• _Requirements_
Leave out the pictures and repeat the data exactly.

>> START Information provided

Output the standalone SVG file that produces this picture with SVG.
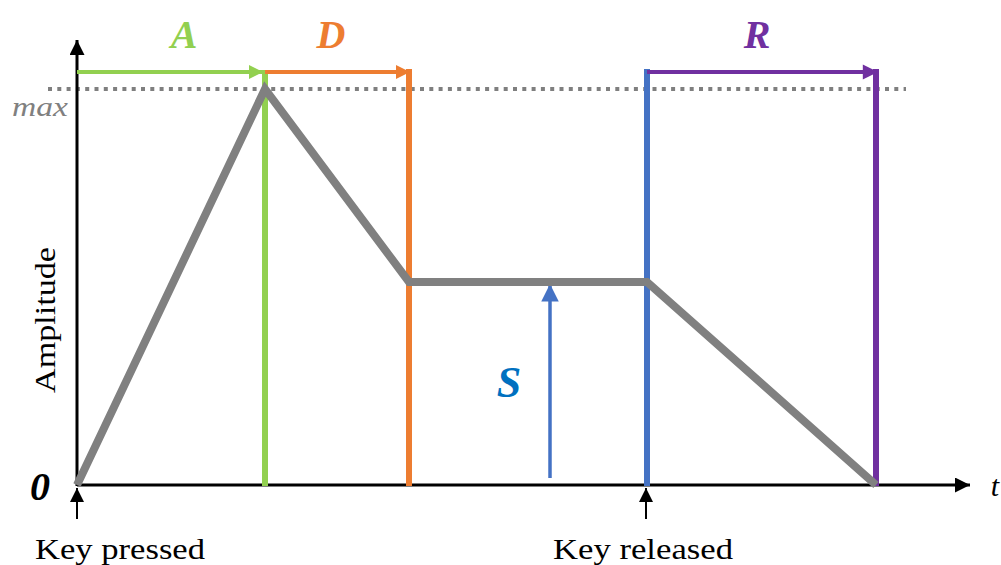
<svg xmlns="http://www.w3.org/2000/svg" width="1001" height="565" viewBox="0 0 1001 565">
  <style>
    .lbl { font-style: italic; font-weight: bold; }
    .axis { stroke: #000; stroke-width: 3; fill: none; }
    .phase { stroke-width: 6; fill: none; }
  </style>
  <defs>
    <marker id="ahBlack" viewBox="0 0 10 10" refX="10" refY="5" markerWidth="5" markerHeight="5" markerUnits="strokeWidth" orient="auto">
      <path d="M0,0 L10,5 L0,10 Z" fill="#000"/>
    </marker>
    <marker id="ahSmall" viewBox="0 0 10 10" refX="10" refY="5" markerWidth="7" markerHeight="7" markerUnits="strokeWidth" orient="auto">
      <path d="M0,0 L10,5 L0,10 Z" fill="#000"/>
    </marker>
    <marker id="ahGreen" viewBox="0 0 10 10" refX="10" refY="5" markerWidth="4" markerHeight="3.5" markerUnits="strokeWidth" orient="auto">
      <path d="M0,0 L10,5 L0,10 Z" fill="#92D050"/>
    </marker>
    <marker id="ahOrange" viewBox="0 0 10 10" refX="10" refY="5" markerWidth="4" markerHeight="3.5" markerUnits="strokeWidth" orient="auto">
      <path d="M0,0 L10,5 L0,10 Z" fill="#ED7D31"/>
    </marker>
    <marker id="ahPurple" viewBox="0 0 10 10" refX="10" refY="5" markerWidth="4.5" markerHeight="3.8" markerUnits="strokeWidth" orient="auto">
      <path d="M0,0 L10,5 L0,10 Z" fill="#7030A0"/>
    </marker>
    <marker id="ahBlue" viewBox="0 0 10 10" refX="10" refY="5" markerWidth="5" markerHeight="5" markerUnits="strokeWidth" orient="auto">
      <path d="M0,0 L10,5 L0,10 Z" fill="#4472C4"/>
    </marker>
  </defs>

  <!-- max level guide -->
  <line x1="48" y1="89" x2="906" y2="89" stroke="#7F7F7F" stroke-width="4" stroke-dasharray="4 5.3"/>

  <g id="connectors">
    <!-- axes -->
    <line class="axis" x1="77" y1="486" x2="77" y2="40" marker-end="url(#ahBlack)"/>
    <line class="axis" x1="77" y1="485" x2="970" y2="485" marker-end="url(#ahBlack)"/>

    <!-- phase boundaries -->
    <line class="phase" stroke="#92D050" x1="265" y1="70" x2="265" y2="486"/>
    <line class="phase" stroke="#ED7D31" x1="409" y1="69" x2="409" y2="486"/>
    <line class="phase" stroke="#4472C4" x1="647" y1="69" x2="647" y2="486"/>
    <line class="phase" stroke="#7030A0" x1="876" y1="69" x2="876" y2="486"/>

    <!-- phase duration arrows -->
    <line stroke="#92D050" stroke-width="4" x1="77" y1="72" x2="263" y2="72" marker-end="url(#ahGreen)"/>
    <line stroke="#ED7D31" stroke-width="4" x1="265" y1="72" x2="410" y2="72" marker-end="url(#ahOrange)"/>
    <line stroke="#7030A0" stroke-width="4" x1="647" y1="72" x2="878" y2="72" marker-end="url(#ahPurple)"/>

    <!-- sustain level arrow -->
    <line stroke="#4472C4" stroke-width="3.5" x1="550" y1="478" x2="550" y2="284" marker-end="url(#ahBlue)"/>

    <!-- envelope -->
    <polyline points="77,485 265,89 409,282 647,282 876,485" fill="none" stroke="#808080" stroke-width="8" stroke-linejoin="miter"/>

    <!-- key event markers -->
    <line stroke="#000" stroke-width="2" x1="77" y1="519" x2="77" y2="488" marker-end="url(#ahSmall)"/>
    <line stroke="#000" stroke-width="2" x1="646" y1="519" x2="646" y2="488" marker-end="url(#ahSmall)"/>
  </g>

  <g id="labels" font-family="Liberation Serif, Times New Roman, serif">
    <text class="lbl" x="184" y="48" font-size="40" fill="#92D050" text-anchor="middle">A</text>
    <text class="lbl" x="331" y="48" font-size="40" fill="#ED7D31" text-anchor="middle">D</text>
    <text class="lbl" x="757" y="48" font-size="40" fill="#7030A0" text-anchor="middle">R</text>
    <text class="lbl" x="509" y="397" font-size="44" fill="#0070C0" text-anchor="middle">S</text>
    <text class="lbl" x="40" y="500" font-size="40" fill="#000" text-anchor="middle">0</text>
    <text x="12" y="116" font-size="28" font-style="italic" fill="#808080" textLength="56" lengthAdjust="spacingAndGlyphs">max</text>
    <text x="995" y="496" font-size="30" font-style="italic" fill="#000" text-anchor="middle">t</text>
    <text transform="translate(55,393) rotate(-90)" font-size="30" fill="#000" textLength="146" lengthAdjust="spacingAndGlyphs">Amplitude</text>
    <text x="35" y="559" font-size="30" fill="#000" textLength="170" lengthAdjust="spacingAndGlyphs">Key pressed</text>
    <text x="553" y="559" font-size="30" fill="#000" textLength="180" lengthAdjust="spacingAndGlyphs">Key released</text>
  </g>
</svg>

>> END Information provided

• _The response_
Output the standalone SVG file that produces this picture with SVG.
<svg xmlns="http://www.w3.org/2000/svg" width="1001" height="565" viewBox="0 0 1001 565">
  <style>
    .lbl { font-style: italic; font-weight: bold; }
    .axis { stroke: #000; stroke-width: 3; fill: none; }
    .phase { stroke-width: 6; fill: none; }
  </style>
  <defs>
    <marker id="ahBlack" viewBox="0 0 10 10" refX="10" refY="5" markerWidth="5" markerHeight="5" markerUnits="strokeWidth" orient="auto">
      <path d="M0,0 L10,5 L0,10 Z" fill="#000"/>
    </marker>
    <marker id="ahSmall" viewBox="0 0 10 10" refX="10" refY="5" markerWidth="7" markerHeight="7" markerUnits="strokeWidth" orient="auto">
      <path d="M0,0 L10,5 L0,10 Z" fill="#000"/>
    </marker>
    <marker id="ahGreen" viewBox="0 0 10 10" refX="10" refY="5" markerWidth="4" markerHeight="3.5" markerUnits="strokeWidth" orient="auto">
      <path d="M0,0 L10,5 L0,10 Z" fill="#92D050"/>
    </marker>
    <marker id="ahOrange" viewBox="0 0 10 10" refX="10" refY="5" markerWidth="4" markerHeight="3.5" markerUnits="strokeWidth" orient="auto">
      <path d="M0,0 L10,5 L0,10 Z" fill="#ED7D31"/>
    </marker>
    <marker id="ahPurple" viewBox="0 0 10 10" refX="10" refY="5" markerWidth="4.5" markerHeight="3.8" markerUnits="strokeWidth" orient="auto">
      <path d="M0,0 L10,5 L0,10 Z" fill="#7030A0"/>
    </marker>
    <marker id="ahBlue" viewBox="0 0 10 10" refX="10" refY="5" markerWidth="5" markerHeight="5" markerUnits="strokeWidth" orient="auto">
      <path d="M0,0 L10,5 L0,10 Z" fill="#4472C4"/>
    </marker>
  </defs>

  <!-- max level guide -->
  <line x1="48" y1="89" x2="906" y2="89" stroke="#7F7F7F" stroke-width="4" stroke-dasharray="4 5.3"/>

  <g id="connectors">
    <!-- axes -->
    <line class="axis" x1="77" y1="486" x2="77" y2="40" marker-end="url(#ahBlack)"/>
    <line class="axis" x1="77" y1="485" x2="970" y2="485" marker-end="url(#ahBlack)"/>

    <!-- phase boundaries -->
    <line class="phase" stroke="#92D050" x1="265" y1="70" x2="265" y2="486"/>
    <line class="phase" stroke="#ED7D31" x1="409" y1="69" x2="409" y2="486"/>
    <line class="phase" stroke="#4472C4" x1="647" y1="69" x2="647" y2="486"/>
    <line class="phase" stroke="#7030A0" x1="876" y1="69" x2="876" y2="486"/>

    <!-- phase duration arrows -->
    <line stroke="#92D050" stroke-width="4" x1="77" y1="72" x2="263" y2="72" marker-end="url(#ahGreen)"/>
    <line stroke="#ED7D31" stroke-width="4" x1="265" y1="72" x2="410" y2="72" marker-end="url(#ahOrange)"/>
    <line stroke="#7030A0" stroke-width="4" x1="647" y1="72" x2="878" y2="72" marker-end="url(#ahPurple)"/>

    <!-- sustain level arrow -->
    <line stroke="#4472C4" stroke-width="3.5" x1="550" y1="478" x2="550" y2="284" marker-end="url(#ahBlue)"/>

    <!-- envelope -->
    <polyline points="77,485 265,89 409,282 647,282 876,485" fill="none" stroke="#808080" stroke-width="8" stroke-linejoin="miter"/>

    <!-- key event markers -->
    <line stroke="#000" stroke-width="2" x1="77" y1="519" x2="77" y2="488" marker-end="url(#ahSmall)"/>
    <line stroke="#000" stroke-width="2" x1="646" y1="519" x2="646" y2="488" marker-end="url(#ahSmall)"/>
  </g>

  <g id="labels" font-family="Liberation Serif, Times New Roman, serif">
    <text class="lbl" x="184" y="48" font-size="40" fill="#92D050" text-anchor="middle">A</text>
    <text class="lbl" x="331" y="48" font-size="40" fill="#ED7D31" text-anchor="middle">D</text>
    <text class="lbl" x="757" y="48" font-size="40" fill="#7030A0" text-anchor="middle">R</text>
    <text class="lbl" x="509" y="397" font-size="44" fill="#0070C0" text-anchor="middle">S</text>
    <text class="lbl" x="40" y="500" font-size="40" fill="#000" text-anchor="middle">0</text>
    <text x="12" y="116" font-size="28" font-style="italic" fill="#808080" textLength="56" lengthAdjust="spacingAndGlyphs">max</text>
    <text x="995" y="496" font-size="30" font-style="italic" fill="#000" text-anchor="middle">t</text>
    <text transform="translate(55,393) rotate(-90)" font-size="30" fill="#000" textLength="146" lengthAdjust="spacingAndGlyphs">Amplitude</text>
    <text x="35" y="559" font-size="30" fill="#000" textLength="170" lengthAdjust="spacingAndGlyphs">Key pressed</text>
    <text x="553" y="559" font-size="30" fill="#000" textLength="180" lengthAdjust="spacingAndGlyphs">Key released</text>
  </g>
</svg>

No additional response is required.